Credo di sì, tentando di coniugare il binomio potere-servizio che per i cattolici affonda le sue radici nel dettato evangelico. Deve allora far riflettere quanto afferma Vito Mancuso nel suo ultimo libro, “Obbedienza e libertà” (ed. Fazi, 2012): “Fino a quando i cattolici italiani vorranno preservare la loro identità di cattolici senza pensarsi al servizio della società italiana, verranno meno al loro compito” (pg. 142). O ancora, come dice il Compendio della Dottrina Sociale della Chiesa al n. 410, “autorità responsabile significa autorità esercitata mediante il ricorso alle virtù che favoriscono la pratica del potere con spirito di servizio; un’autorità esercitata da persone in grado di assumere autenticamente come finalità del proprio operare il bene comune e non il prestigio o l’acquisizione di vantaggi personali”. Parole ruvide che richiamano però all’essenza del servizio alla politica per il credente e, più in generale, per chiunque si ponga nell’ottica di essere titolare di un’autorità delegata da altri ed esercitata in nome del popolo, ovvero di tutti i cittadini.
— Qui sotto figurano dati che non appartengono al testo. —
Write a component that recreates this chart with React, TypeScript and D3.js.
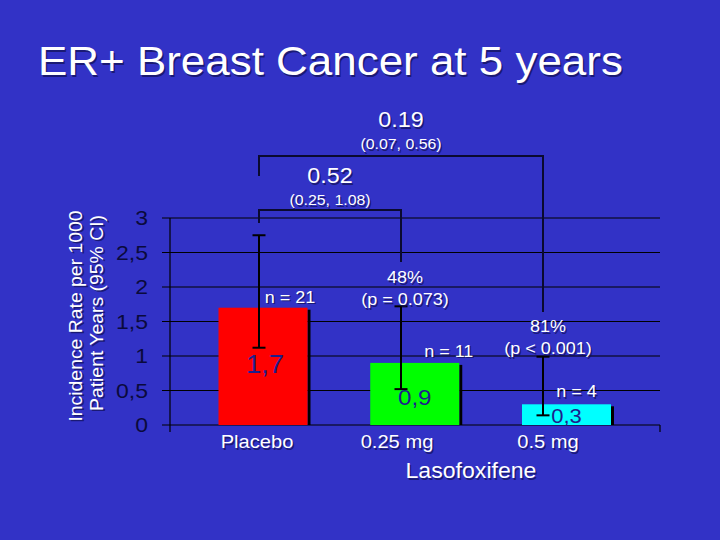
import React from "react";
import * as d3 from "d3";

const categories = ["Placebo", "0.25 mg", "0.5 mg"];
const values = [1.7, 0.9, 0.3];
const valueLabels = ["1,7", "0,9", "0,3"];
const ciLow = [1.12, 0.52, 0.14];
const ciHigh = [2.75, 1.72, 0.99];
const nLabels = ["n = 21", "n = 11", "n = 4"];
const yTicks = [0, 0.5, 1, 1.5, 2, 2.5, 3];
const yTickLabels = ["0", "0,5", "1", "1,5", "2", "2,5", "3"];
const barColors = ["#ff0000", "#00ff00", "#00ffff"];
const compTarget = [1, 2];
const compRatio = ["0.52", "0.19"];
const compCI = ["(0.25, 1.08)", "(0.07, 0.56)"];
const compReduction = ["48%", "81%"];
const compP = ["(p = 0.073)", "(p < 0.001)"];

// layout
const W = 720, H = 540;
const BG = "#3232c6";
const FONT = "Liberation Sans, Arial, Helvetica, sans-serif";
const plotLeft = 170, plotRight = 660;
const barWidth = 89;
const nLabelDx = [27, 34, 10];
const nLabelDy = [-5, -6, -7];
const valueLabelDy = [65, 42, 19];
const valueLabelDx = [2, 0, 0];
const valueLabelSize = [25, 22, 20];
const catLabelDx = [-2, -4, 5];
const bracketTopY = [210, 156];
const bracketLeftBottom = [223, 176];
const bracketRightBottom = [262, 312];
const ratioY = [183, 127];
const ciTextY = [205, 149];
const redY = [283, 332];
const pY = [305, 354];
const redDx = [4, 5];

type TP = {
  x: number;
  y: number;
  size: number;
  children: React.ReactNode;
  anchor?: "start" | "middle" | "end";
  fill?: string;
  sx?: number;
  rotate?: number;
  shadow?: boolean;
  dy?: string;
};

function T({ x, y, size, children, anchor = "middle", fill = "#ffffff", sx = 1.06, rotate = 0, shadow = true, dy }: TP) {
  const tf = (ox: number, oy: number) =>
    `translate(${x + ox},${y + oy})${rotate ? ` rotate(${rotate})` : ""} scale(${sx},1)`;
  return (
    <g>
      {shadow && (
        <text transform={tf(1.5, 1.5)} textAnchor={anchor} fontSize={size} fill="#101050" fillOpacity={0.7} fontFamily={FONT} dy={dy}>
          {children}
        </text>
      )}
      <text transform={tf(0, 0)} textAnchor={anchor} fontSize={size} fill={fill} fontFamily={FONT} dy={dy}>
        {children}
      </text>
    </g>
  );
}

export default function App() {
  const y = d3.scaleLinear().domain([0, 3]).range([425, 218]);
  const xBar = d3.scalePoint<string>().domain(categories).range([263, 566.5]);
  const xErr = d3.scalePoint<string>().domain(categories).range([259, 543]);

  return (
    <svg width={W} height={H} style={{ position: "absolute", left: 0, top: 0, display: "block" }}>
      <rect x={0} y={0} width={W} height={H} fill={BG} />
      <T x={38} y={75} size={40.5} anchor="start" sx={1.085}>
        ER+ Breast Cancer at 5 years
      </T>

      {/* gridlines and y ticks */}
      {yTicks.map((t, i) => (
        <g key={i}>
          <line x1={162} x2={plotRight} y1={y(t)} y2={y(t)} stroke="#000000" strokeWidth={1} />
          <T x={148} y={y(t)} dy="0.36em" anchor="end" size={20} sx={1.15} fill="#0a0a3c" shadow={false}>
            {yTickLabels[i]}
          </T>
        </g>
      ))}
      <line x1={plotLeft} x2={plotLeft} y1={y(3)} y2={432} stroke="#000" strokeWidth={1.2} />
      <line x1={plotRight} x2={plotRight} y1={y(0)} y2={432} stroke="#000" strokeWidth={1.2} />

      {/* y axis label */}
      <T x={82} y={316} size={19} rotate={-90} sx={1.02}>
        Incidence Rate per 1000
      </T>
      <T x={103} y={313} size={19} rotate={-90} sx={1.02}>
        Patient Years (95% CI)
      </T>

      {/* bars */}
      {categories.map((c, i) => {
        const cx = xBar(c)!;
        const x0 = cx - barWidth / 2;
        return (
          <g key={c}>
            <rect x={x0 + barWidth} y={y(values[i]) + 2} width={3} height={y(0) - y(values[i]) - 2} fill="#000" />
            <rect x={x0} y={y(values[i])} width={barWidth} height={y(0) - y(values[i])} fill={barColors[i]} />
          </g>
        );
      })}

      {/* error bars */}
      {categories.map((c, i) => {
        const ex = xErr(c)!;
        return (
          <g key={"e" + c} stroke="#000" strokeWidth={2}>
            <line x1={ex} x2={ex} y1={y(ciHigh[i])} y2={y(ciLow[i])} />
            <line x1={ex - 6.5} x2={ex + 6.5} y1={y(ciHigh[i])} y2={y(ciHigh[i])} />
            <line x1={ex - 6.5} x2={ex + 6.5} y1={y(ciLow[i])} y2={y(ciLow[i])} />
          </g>
        );
      })}

      {/* value labels */}
      {categories.map((c, i) => (
        <T
          key={"v" + c}
          x={xBar(c)! + valueLabelDx[i]}
          y={y(values[i]) + valueLabelDy[i]}
          size={valueLabelSize[i]}
          sx={1.1}
          fill="#1e1e8c"
          shadow={false}
        >
          {valueLabels[i]}
        </T>
      ))}

      {/* n labels */}
      {categories.map((c, i) => (
        <T key={"n" + c} x={xBar(c)! + nLabelDx[i]} y={y(values[i]) + nLabelDy[i]} size={17}>
          {nLabels[i]}
        </T>
      ))}

      {/* comparison brackets */}
      {compTarget.map((t, k) => {
        const x1 = xErr(categories[0])!;
        const x2 = xErr(categories[t])!;
        const mid = (x1 + x2) / 2;
        return (
          <g key={"b" + k}>
            <path
              d={`M${x1},${bracketLeftBottom[k]}V${bracketTopY[k]}H${x2}V${bracketRightBottom[k]}`}
              fill="none"
              stroke="#0a0a30"
              strokeWidth={2}
            />
            <T x={mid} y={ratioY[k]} size={22}>
              {compRatio[k]}
            </T>
            <T x={mid} y={ciTextY[k]} size={15}>
              {compCI[k]}
            </T>
            <T x={x2 + redDx[k]} y={redY[k]} size={17}>
              {compReduction[k]}
            </T>
            <T x={x2 + redDx[k]} y={pY[k]} size={17}>
              {compP[k]}
            </T>
          </g>
        );
      })}

      {/* category labels */}
      {categories.map((c, i) => (
        <T key={"c" + c} x={xErr(c)! + catLabelDx[i]} y={448} size={19}>
          {c}
        </T>
      ))}
      <T x={471} y={478} size={22} sx={1.05}>
        Lasofoxifene
      </T>
    </svg>
  );
}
L’antidoto alla mala gestione del potere (e per converso degli affari) mi pare possa essere una rinnovata partecipazione e un nuovo interesse per la politica e la gestione della cosa pubblica. Esattamente il contrario di quello a cui stiamo assistendo con i rigurgiti dell’antipolitica e la massiccia disaffezione al voto. E per chi gestisce il potere, e vuole farlo indisturbato e protetto dai suoi fedeli, questa finisce per essere una condizione ideale, al punto che talvolta viene il sospetto che la volontà riformatrice di partiti e istituzioni si fermi a livello di buone intenzioni e non approdi a nulla di concreto proprio in vista del mantenimento di questa situazione.

Per tornare al sistema di potere lombardo, la recente lettera del leader di Comunione e Liberazione don Carron pubblicata da “Repubblica” mi pare possa essere letta come un esplicito invito a rifuggire da qualsiasi tentazione di cortocircuito identitario tra potere e politica. Ma altri segnali ci dicono che la strada è ancora lunga e non certo in discesa. Il dibattito e la riflessione devono continuare.